By Alex Highley, GOPC Project Associate
As part of the first breakout sessions at the 2016 ODOT Conference held at the Convention Center in Columbus, Greater Ohio Policy Center’s Deputy Director Alison Goebel moderated a panel session titled: “Models for Success: Moving Transit Forward in Times of Fiscal Constraint.” After Goebel’s brief comments to frame the session, speakers from Dayton, Cincinnati, and Toledo each discussed the funding models for their respective transit systems and highlighted the current challenges of ensuring that transit is well supported in Ohio. Brandon Policicchio of the Greater Regional Transit Authority, John Deatrick of the City of Cincinnati, and Jim Gee of the Toledo Regional Transit Authority summarized key facts about their area transit systems and described funding opportunities and sources, strategic partners, and innovative services each system provides.

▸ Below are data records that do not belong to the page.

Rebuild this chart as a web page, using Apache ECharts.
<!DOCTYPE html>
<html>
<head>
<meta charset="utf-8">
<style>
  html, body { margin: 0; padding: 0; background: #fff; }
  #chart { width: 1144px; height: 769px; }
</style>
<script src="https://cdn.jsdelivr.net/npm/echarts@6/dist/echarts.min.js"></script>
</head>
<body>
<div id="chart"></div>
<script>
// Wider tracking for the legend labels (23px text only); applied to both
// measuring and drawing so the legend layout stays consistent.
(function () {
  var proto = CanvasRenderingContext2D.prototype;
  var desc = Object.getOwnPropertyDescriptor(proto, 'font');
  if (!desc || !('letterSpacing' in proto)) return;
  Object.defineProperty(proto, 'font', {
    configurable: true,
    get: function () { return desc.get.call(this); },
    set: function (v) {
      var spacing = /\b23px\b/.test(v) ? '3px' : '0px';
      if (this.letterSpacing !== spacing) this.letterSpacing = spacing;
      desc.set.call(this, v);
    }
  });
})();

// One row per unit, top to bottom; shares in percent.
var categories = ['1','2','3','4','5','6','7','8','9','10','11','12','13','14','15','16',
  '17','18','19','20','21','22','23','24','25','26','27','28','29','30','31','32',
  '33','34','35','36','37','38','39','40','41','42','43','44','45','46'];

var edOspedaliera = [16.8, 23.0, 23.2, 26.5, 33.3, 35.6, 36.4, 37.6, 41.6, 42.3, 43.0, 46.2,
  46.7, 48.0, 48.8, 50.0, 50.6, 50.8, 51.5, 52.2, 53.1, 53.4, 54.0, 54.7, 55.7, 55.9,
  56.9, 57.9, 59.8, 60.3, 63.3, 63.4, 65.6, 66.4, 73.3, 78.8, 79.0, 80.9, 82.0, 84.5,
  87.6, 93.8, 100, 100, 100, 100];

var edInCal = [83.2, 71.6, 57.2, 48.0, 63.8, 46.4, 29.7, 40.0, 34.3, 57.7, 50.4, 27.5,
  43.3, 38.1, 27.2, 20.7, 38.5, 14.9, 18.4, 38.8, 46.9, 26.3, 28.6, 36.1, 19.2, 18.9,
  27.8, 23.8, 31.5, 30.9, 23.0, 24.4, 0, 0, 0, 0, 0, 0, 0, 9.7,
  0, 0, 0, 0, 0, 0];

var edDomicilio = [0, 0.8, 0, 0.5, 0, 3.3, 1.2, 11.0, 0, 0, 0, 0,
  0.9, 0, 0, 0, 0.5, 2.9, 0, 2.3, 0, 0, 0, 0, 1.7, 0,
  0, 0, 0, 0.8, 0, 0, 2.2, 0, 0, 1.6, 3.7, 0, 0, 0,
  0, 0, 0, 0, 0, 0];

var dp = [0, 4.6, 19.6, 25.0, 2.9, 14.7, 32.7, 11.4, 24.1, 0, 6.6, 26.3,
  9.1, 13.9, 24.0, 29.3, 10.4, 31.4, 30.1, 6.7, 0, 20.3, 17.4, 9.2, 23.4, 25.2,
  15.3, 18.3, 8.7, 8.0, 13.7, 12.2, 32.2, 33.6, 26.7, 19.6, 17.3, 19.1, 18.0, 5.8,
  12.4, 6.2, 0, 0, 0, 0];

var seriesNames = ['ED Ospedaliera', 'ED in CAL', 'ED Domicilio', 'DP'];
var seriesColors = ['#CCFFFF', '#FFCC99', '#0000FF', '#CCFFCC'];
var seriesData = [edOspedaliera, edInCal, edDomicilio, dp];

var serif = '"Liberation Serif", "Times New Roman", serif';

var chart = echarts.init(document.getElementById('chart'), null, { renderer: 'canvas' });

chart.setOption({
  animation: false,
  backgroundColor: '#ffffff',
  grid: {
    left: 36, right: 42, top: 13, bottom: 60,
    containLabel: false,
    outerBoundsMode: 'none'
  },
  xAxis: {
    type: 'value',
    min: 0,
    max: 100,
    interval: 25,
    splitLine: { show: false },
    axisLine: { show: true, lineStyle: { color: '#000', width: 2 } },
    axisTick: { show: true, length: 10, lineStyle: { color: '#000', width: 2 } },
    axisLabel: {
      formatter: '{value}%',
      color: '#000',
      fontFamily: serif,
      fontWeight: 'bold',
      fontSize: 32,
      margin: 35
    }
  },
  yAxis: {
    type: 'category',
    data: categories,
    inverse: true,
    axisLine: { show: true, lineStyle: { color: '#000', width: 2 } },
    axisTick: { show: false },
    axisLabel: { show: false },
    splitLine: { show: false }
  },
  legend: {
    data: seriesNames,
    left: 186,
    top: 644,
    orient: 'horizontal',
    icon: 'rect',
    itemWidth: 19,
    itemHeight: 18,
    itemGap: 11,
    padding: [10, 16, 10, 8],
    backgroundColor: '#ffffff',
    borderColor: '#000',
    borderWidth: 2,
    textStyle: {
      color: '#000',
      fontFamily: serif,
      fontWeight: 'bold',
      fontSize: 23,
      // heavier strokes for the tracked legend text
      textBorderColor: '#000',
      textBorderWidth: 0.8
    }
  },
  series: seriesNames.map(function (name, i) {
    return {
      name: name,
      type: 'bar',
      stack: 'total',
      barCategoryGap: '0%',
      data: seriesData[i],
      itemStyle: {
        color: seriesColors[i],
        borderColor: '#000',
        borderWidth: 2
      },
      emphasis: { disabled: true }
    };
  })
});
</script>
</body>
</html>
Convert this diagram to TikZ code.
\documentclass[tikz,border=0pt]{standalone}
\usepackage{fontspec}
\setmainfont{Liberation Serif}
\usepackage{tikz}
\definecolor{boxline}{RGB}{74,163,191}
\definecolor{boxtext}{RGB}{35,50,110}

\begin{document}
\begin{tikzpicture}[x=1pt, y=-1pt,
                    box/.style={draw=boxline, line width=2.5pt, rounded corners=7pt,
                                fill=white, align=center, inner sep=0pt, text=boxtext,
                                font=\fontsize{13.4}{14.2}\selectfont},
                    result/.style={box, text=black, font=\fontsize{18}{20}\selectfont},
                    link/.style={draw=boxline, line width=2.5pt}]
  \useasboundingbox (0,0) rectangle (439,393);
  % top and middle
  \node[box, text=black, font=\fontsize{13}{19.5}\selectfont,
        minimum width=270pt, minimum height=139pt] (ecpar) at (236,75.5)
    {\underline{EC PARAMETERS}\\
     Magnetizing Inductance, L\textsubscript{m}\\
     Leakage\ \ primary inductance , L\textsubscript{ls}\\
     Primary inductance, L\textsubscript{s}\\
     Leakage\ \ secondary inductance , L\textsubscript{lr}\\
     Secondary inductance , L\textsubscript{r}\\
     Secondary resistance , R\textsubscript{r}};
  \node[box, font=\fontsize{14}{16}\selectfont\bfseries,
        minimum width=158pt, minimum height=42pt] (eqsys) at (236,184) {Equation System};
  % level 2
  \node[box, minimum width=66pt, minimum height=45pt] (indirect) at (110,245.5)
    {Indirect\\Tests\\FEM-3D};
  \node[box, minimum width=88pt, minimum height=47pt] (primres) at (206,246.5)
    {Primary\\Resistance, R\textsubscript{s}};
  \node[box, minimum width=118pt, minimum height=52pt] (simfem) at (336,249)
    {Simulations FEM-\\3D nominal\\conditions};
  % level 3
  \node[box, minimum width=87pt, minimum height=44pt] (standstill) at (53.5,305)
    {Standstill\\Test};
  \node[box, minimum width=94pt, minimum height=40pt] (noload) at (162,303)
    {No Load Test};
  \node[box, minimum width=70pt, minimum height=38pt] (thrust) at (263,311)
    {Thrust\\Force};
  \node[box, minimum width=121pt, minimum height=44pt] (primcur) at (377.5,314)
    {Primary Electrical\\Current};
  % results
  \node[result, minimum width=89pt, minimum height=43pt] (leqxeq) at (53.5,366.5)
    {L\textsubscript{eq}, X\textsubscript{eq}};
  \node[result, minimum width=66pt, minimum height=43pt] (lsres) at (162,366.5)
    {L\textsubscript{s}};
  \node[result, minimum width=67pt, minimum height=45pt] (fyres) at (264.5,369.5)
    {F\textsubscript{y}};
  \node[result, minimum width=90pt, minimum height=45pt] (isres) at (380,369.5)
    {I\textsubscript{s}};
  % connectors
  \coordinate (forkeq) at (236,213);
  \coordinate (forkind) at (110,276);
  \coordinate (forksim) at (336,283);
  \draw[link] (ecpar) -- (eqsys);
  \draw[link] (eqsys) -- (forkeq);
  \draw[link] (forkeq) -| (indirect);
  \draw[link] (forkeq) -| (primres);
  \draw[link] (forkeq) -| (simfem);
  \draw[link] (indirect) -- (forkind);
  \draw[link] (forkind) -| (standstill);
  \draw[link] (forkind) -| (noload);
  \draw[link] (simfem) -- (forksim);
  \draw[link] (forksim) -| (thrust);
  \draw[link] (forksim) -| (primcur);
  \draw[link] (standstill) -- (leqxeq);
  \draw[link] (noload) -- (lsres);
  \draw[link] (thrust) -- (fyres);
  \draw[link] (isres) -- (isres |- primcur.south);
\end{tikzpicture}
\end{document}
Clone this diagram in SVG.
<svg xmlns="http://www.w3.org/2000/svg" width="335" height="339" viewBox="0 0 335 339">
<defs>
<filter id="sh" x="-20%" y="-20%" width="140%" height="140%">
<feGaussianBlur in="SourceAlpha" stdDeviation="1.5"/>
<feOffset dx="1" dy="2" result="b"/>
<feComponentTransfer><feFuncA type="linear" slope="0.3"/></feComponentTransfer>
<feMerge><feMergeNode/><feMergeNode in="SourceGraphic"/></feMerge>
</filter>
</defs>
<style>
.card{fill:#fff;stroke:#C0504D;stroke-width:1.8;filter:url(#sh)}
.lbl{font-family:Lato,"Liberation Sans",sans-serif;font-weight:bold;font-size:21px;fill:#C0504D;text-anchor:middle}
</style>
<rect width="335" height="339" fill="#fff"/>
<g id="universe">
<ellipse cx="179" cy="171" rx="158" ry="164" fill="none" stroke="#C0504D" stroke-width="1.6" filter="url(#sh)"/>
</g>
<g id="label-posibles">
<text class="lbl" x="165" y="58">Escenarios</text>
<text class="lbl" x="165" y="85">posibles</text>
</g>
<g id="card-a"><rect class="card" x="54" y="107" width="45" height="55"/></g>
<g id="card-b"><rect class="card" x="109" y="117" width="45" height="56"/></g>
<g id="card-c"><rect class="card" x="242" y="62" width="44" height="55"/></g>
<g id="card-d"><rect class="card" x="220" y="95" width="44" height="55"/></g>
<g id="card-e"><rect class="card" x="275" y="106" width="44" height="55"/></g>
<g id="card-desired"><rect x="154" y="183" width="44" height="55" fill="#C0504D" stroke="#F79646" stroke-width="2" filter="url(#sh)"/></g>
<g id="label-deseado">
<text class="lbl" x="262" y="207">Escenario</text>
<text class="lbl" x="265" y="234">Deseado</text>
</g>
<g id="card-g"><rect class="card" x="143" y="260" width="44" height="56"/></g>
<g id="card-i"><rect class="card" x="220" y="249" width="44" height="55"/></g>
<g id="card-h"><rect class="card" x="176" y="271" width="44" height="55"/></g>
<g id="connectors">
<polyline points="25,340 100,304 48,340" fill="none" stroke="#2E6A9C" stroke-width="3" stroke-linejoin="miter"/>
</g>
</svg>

Speakers from left: Brandon Policicchio, Jim Gee, Alison Goebel, and John Deatrick
In Ohio, Regional Transit Authorities (RTAs) are funded with a variety of local funding sources. Eight counties utilize a county sales tax of up to 1%. Policicchio noted that Dayton’s RTA benefits over the long term from assurances that that revenue stream will continue, given that the half-cent sales tax does not expire for renewal. A few counties generate the majority of their RTA revenue via non-sales tax means: Toledo Area RTA (TARTA), the Steel Valley, and the Ohio Valley levy a property tax and the Cincinnati area RTA (SORTA) levies an income tax. Interestingly, Deatrick noted that Cincinnati will begin to levy a new parking fee to generate a few million dollars to fund the Streetcar, which will be unveiled in September.
While 27 Ohio counties do not even operate a public transit system, and given that 60 percent of public transit trips are work trips (medical trips are the second most common destination for transit riders), local transit systems would greatly benefit from increased state support. As GOPC has highlighted in recent memos, Ohio’s contribution to transit calculates to 63 cents per capita, which ranks 38th in the nation – in between Mississippi and North Dakota. With federal grant support few and far between, Gee explained that many existing transit authorities must scramble to find creative local ways to ensure their systems continue to serve riders.
Despite the strains facing Ohio’s transit systems, Gee emphasized that there are reasons to be encouraged about transit in Ohio. Firstly, ODOT remains an important player and a key partner in ensuring that transit has a bright future in Ohio. GOPC echoes this support of the state’s role and was encouraged by ODOT’s commission of the 2015 Transit Needs Study. Secondly, baby boomers and millennials simply demand more public transportation and will be a significant voice in this issue. Thirdly, there are already many success stories in Ohio; as Policicchio and Deatrick discussed, Dayton serves over 200,000 annual trips while Cincinnati is implementing exciting mobile technologies such as fare purchasing via smartphone as part of its imminent Streetcar rollout. Moreover, Cleveland was selected to host the recent Republican National Convention in large part due to its robust light rail system and excellent Bus Rapid Transit fleet.
From left: Policicchio, Gee, and Deatrick
The need for additional state support is clear, however this session highlighted that Ohio’s transit agencies are acting creatively and resourcefully to meet demand for their services.